I feel compelled to write this because I just want him and everyone else to know how much I love him. There are people that do not really know my husband, they may think he is not right for me, they may not know that the love that we share between one another is a love that does not age. He still sees me as his beautiful wife, not just a mom, or a wife, but as his partner for life. He is a “tough love” kind of guy and many may like him or hate him but I see what Jehovah sees, I see what makes him the best husband for me, and I see what makes him a great father and a great man.
Our marriage took a different path in the last two years, my health has taken many things from both of us, we don’t get to have the man and wife kind of moments like we used too. We have both had to make great sacrifices that have not been easy but instead of this creating a wedge between us, it has made us closer.
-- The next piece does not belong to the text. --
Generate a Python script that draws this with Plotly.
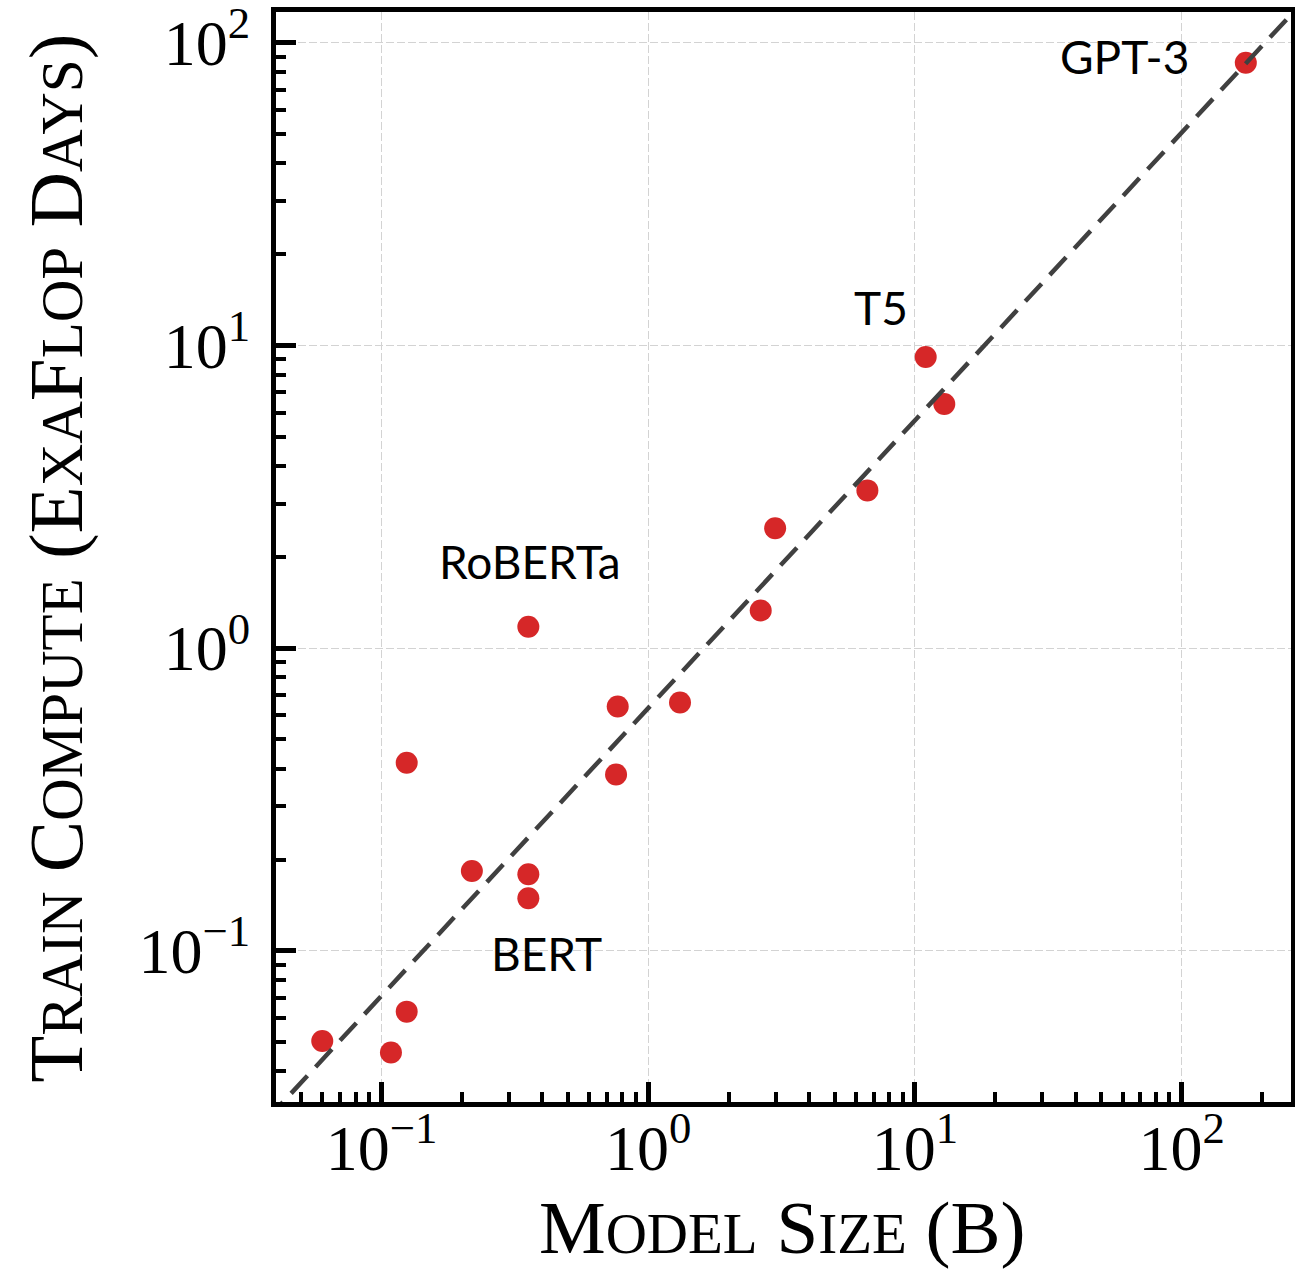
import math
import plotly.graph_objects as go

# Model size (billions of parameters) and training compute (exaflop days)
model_size_b = [0.0599, 0.1084, 0.1242, 0.1242, 0.218, 0.355, 0.355, 0.355,
                0.768, 0.757, 1.315, 2.64, 2.99, 6.63, 10.97, 12.88, 174.0]
train_compute = [0.0503, 0.0461, 0.0629, 0.418, 0.1835, 0.179, 0.149, 1.176,
                 0.641, 0.382, 0.661, 1.331, 2.49, 3.32, 9.16, 6.41, 86.0]

# Trend line end points (log-log fit)
fit_x = [0.03, 400.0]
fit_y = [0.0226, 188.7]

# Labelled models: name, label position
label_names = ["GPT-3", "T5", "RoBERTa", "BERT"]
label_x = [60.8, 7.45, 0.359, 0.417]
label_y = [90.2, 13.4, 1.93, 0.0976]

tick_vals = [0.1, 1, 10, 100]
tick_text = ["10<sup>\u22121</sup>", "10<sup>0</sup>", "10<sup>1</sup>", "10<sup>2</sup>"]
minor_vals = [m * 10 ** e for e in range(-2, 3) for m in range(2, 10)]

x_title = "Model Size (B)"
y_title = "Train Compute (ExaFlop Days)"

SERIF = "Liberation Serif"
SANS = "Lato"


def small_caps(text, small):
    out = []
    for word in text.split(" "):
        w = ""
        for ch in word:
            if ch.isalpha() and ch.islower():
                w += f"<span style='font-size:{small}px'>{ch.upper()}</span>"
            else:
                w += ch
        out.append(w)
    return " ".join(out)


fig = go.Figure()

fig.add_trace(go.Scatter(
    x=model_size_b, y=train_compute, mode="markers",
    marker=dict(color="#d62728", size=22, line=dict(width=0)),
    showlegend=False, hoverinfo="x+y",
))

fig.add_trace(go.Scatter(
    x=fit_x, y=fit_y, mode="lines",
    line=dict(color="#404040", width=4.5, dash="24px,12px"),
    showlegend=False, hoverinfo="skip",
))

for name, lx, ly in zip(label_names, label_x, label_y):
    fig.add_annotation(
        x=math.log10(lx), y=math.log10(ly), xref="x", yref="y",
        text=name, showarrow=False,
        font=dict(family=SANS, size=46, color="black"),
        xanchor="center", yanchor="middle",
    )

# Axis titles (small caps emulation)
fig.add_annotation(
    x=0.499, y=-0.1148, xref="paper", yref="paper",
    text=small_caps(x_title, 57), showarrow=False,
    font=dict(family=SERIF, size=75, color="black"),
    xanchor="center", yanchor="middle",
)
fig.add_annotation(
    x=-0.2167, y=0.4984, xref="paper", yref="paper",
    text=small_caps(y_title, 59), showarrow=False, textangle=-90,
    font=dict(family=SERIF, size=77, color="black"),
    xanchor="center", yanchor="middle",
)

axis_common = dict(
    type="log", automargin=False, ticklabeloverflow="allow",
    showline=True, linewidth=5, linecolor="black", mirror=True,
    ticks="inside", ticklen=20, tickwidth=5, tickcolor="black",
    tickmode="array", tickvals=tick_vals, ticktext=tick_text,
    tickfont=dict(family=SERIF, size=64, color="black"),
    showgrid=True, gridcolor="#d3d3d3", gridwidth=1, griddash="8px,3px",
    minor=dict(tickmode="array", tickvals=minor_vals, ticks="inside",
               ticklen=10, tickwidth=4, tickcolor="black", showgrid=False),
    zeroline=False,
)

fig.update_xaxes(**axis_common, range=[-1.396, 2.410], ticklabelstandoff=-14)
fig.update_yaxes(**axis_common, range=[-1.50, 2.102], ticklabelstandoff=8)

fig.update_layout(
    width=1295, height=1269,
    margin=dict(l=276, r=4, t=12, b=167, autoexpand=False),
    plot_bgcolor="white", paper_bgcolor="white",
)

fig.write_html("out.html")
We make every moment count. When we made the vows to love in sickness and health, we never knew how truthful those vows would be. He has loved me at my worst, he still sees me as his beautiful wife even though I may be unable to be the wife he deserves. He loves me, and I just can not imagine my life without him. He is a gift, a gift that I hope to have for an eternity. I don’t want the “until death” part, I want him forever. There isn’t anything about him that I would change.
So to all those out there that will read this tonight, or tomorrow, or the next, my family and my friends, my mom and my dad, I want you to know that I am happy, I am loved, and I am treasured in a way that no one will ever be able to love me.
I may be sick and my life and future has changed but one thing that has not changed is that my husband loves me and I am happy. I am truly, truly happy. I pray to Jehovah everyday that I will continue to treasure my husband and that he will continue to love me forever. We have been through many things but I wouldn’t change anything. Even the beginning with all the tears and struggles, I somehow managed to find the love of my life. I am happy.